Ahead of the council's next meeting, we look at what it is and how it could help
TORONTO MUSIC ADVISORY COUNCIL public meeting at City Hall committee room 1 (100 Queen West), Monday (June 5), 3 pm.
A key element in the Toronto Music Advisory Council’s plan to address the vanishing venue crisis is the Agent Of Change principle.
In February, TMAC recommended that the general manager of Economic Development and Culture and the chief planner and executive director of City Planning consider the Agent Of Change policy as a part of TMAC’s “Measures to Protect Music Venues in Toronto.”
With the next TMAC meeting happening on Monday (June 5), we take a closer look at what the policy would do. TMAC meetings only happen quarterly and include deputations from the public, so we encourage you to attend. (You can see what’s on the agenda here.)
What is it?
When a new development like a condo building is introduced into a neighbourhood, under the Agent Of Change principle, those introducing the development would be required to respect the existing neighbourhood dynamic. So if a condo goes up near a pre-existing venue, it would be the developer’s responsibility to disclose to future residents that they’d be living next to a venue and to make any necessary adjustments to building plans for things like soundproofing.
How could it help live music?
The policy would mitigate the chances of new residents’ noise complaints forcing a club to shut down. Venues would be protected from encroaching condo development as long as they maintain their original licence agreement.
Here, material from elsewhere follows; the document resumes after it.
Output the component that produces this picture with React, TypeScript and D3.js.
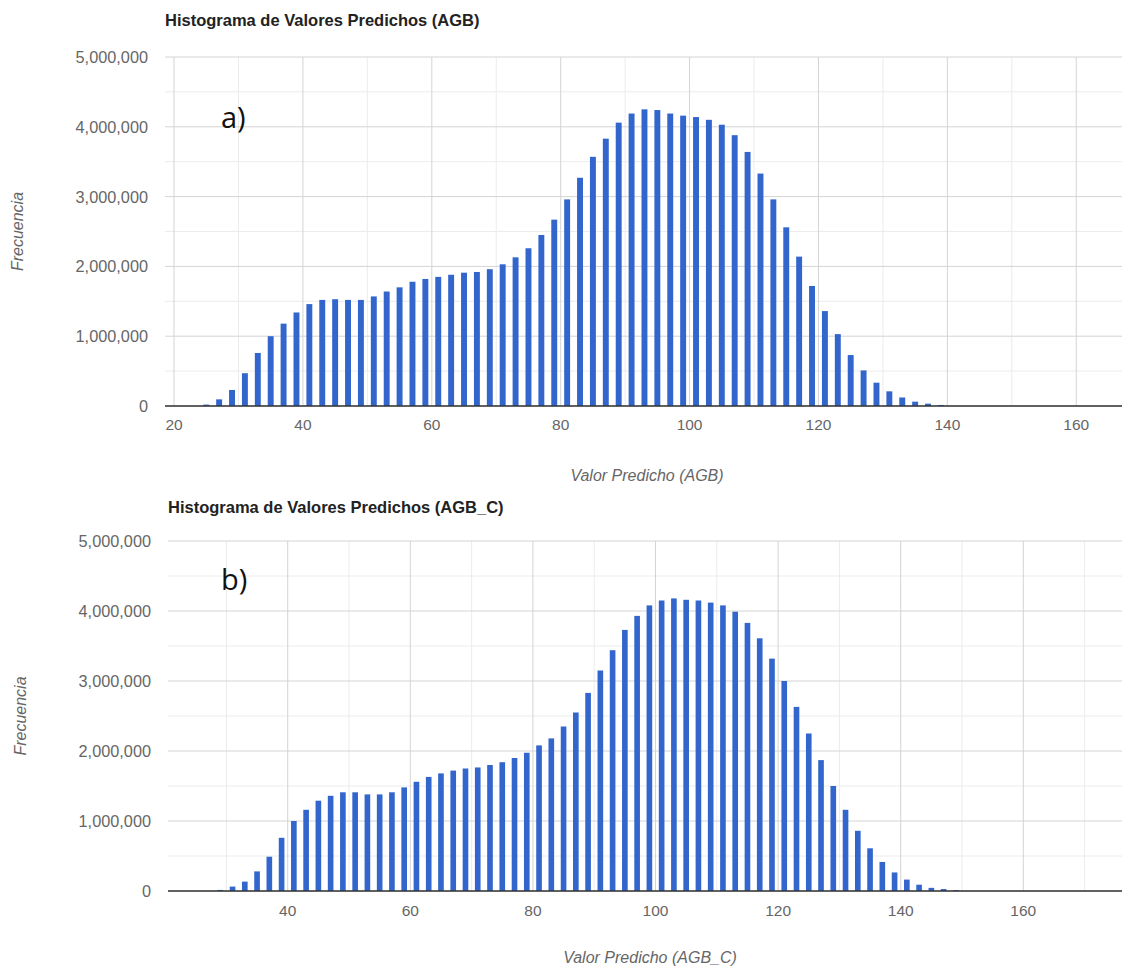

Though the Agent Of Change is often portrayed as favouring venues over new developments, what it really favours is original land use. If the tables were turned and a new venue were to crop up in a residential neighbourhood, the venue would be the agent of change and have to employ its own noise attenuation measures.
The concept has gained support from music communities as a solution to venue closures, but it also has applications beyond live music. Think back to residents in King West condos who were soured to learn they’d bought a place downwind from an abattoir. Though the Quality Meats slaughterhouse on Tecumseth closed on its own, under the Agent Of Change policy, it would have been protected from pressure by resident groups or other organizations.
Where has it worked?
London, Montreal and San Francisco have already put the progressive policy into place. Coined in Melbourne in 2005, it was enacted in the Australian state of Victoria in 2014 after 20,000 people rallied to save a 200-capacity venue called the Tote. The Victoria state legislation mandates that any new developments within 50 metres of a live music venue must take care of their own soundproofing.
In San Francisco, the Agent Of Change policy applies when a new development and a venue are less than 300 feet apart. Within that window, developers have to engage in outreach with local nightlife participants and attend a public hearing. They also have to disclose to their residents by affidavit their proximity to a venue, ensuring that owners of those units can’t sue the venue as a nuisance later on.
Could the Matador or Rebel benefit?
TMAC’s request is for a Toronto-specific version of the model designed with our own streets and neighbourhoods in mind.
Put into effect, the policy would fundamentally change the city’s planning system. Currently, relationships between residents and venues are often adversarial. Laws favour complainants, regardless of how long they’ve lived in the area. We’re seeing this first-hand as the Entertainment District changes from clubland to condoland. Without an Agent Of Change principle in place, NIMBYism can really take hold.
It’s unclear how or if the principle would apply to less black-and-white situations like the much-delayed reopening of the Matador or Rebel’s bid for a liquor licence for more outdoor events. What is clear is that something needs to be done about Toronto’s rapid growth, which is happening at the expense of the very cultural institutions that make it a desirable place to live. Growth and quality of life don’t have to be mutually exclusive.
When can it happen?
Once Economic Development and City Planning report back on their findings, it’ll be up to city council to sign off on the policy. Given that TMAC’s original request was made in February and it was itself a response to a city council motion made in November 2016, it could be a while. Public pressure has been known to speed things up.